Chicago rideshare drivers demand better wages promoting the Living Wage and Safety Oridence introduced by Alderman Roderick Sawyer.
ABC 7 News reports that drivers held a rally outside the Chicago Uber hub in the Noble Square neighborhood Wednesday, voicing concerns and frustrations about low pay. The group said they are struggling to make ends meet, as the majority drive for the companies full-time.
Sawyer's ordinance, introduced in February's Chicago city council meeting, supports decreasing the financial hardships of drivers by cutting out commissions Uber and Lyft take from each ride, putting more money in driver's pockets, increasing their income.
Drivers are looking to the city to regulate the big companies. "The gas is really, really high, and OK, they're charging a little bit more for the passengers, but still, at the same time, surcharges are going up. We're not seeing that," Uber driver Rita Vigil told ABC 7 News.

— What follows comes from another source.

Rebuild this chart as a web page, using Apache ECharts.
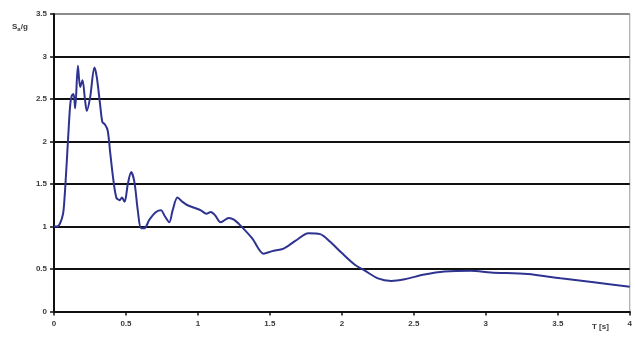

Safety is another concern the rally supported, as there has been an upsurge in carjackings in the city. On Tuesday, CPD said a 70-year-old rideshare driver was carjacked as he stood outside his car when two offenders approached and threatened him, then took his car in the South Loop. The victim was not hurt, and no arrests have been made.
The Living Wage and Safety proposed ordinance would also create a worker safety committee that would track, research, and report on safety issues, keeping drivers up to date on carjackings and other matters that risk their safety.
Uber and Lyft have yet to respond to the demands.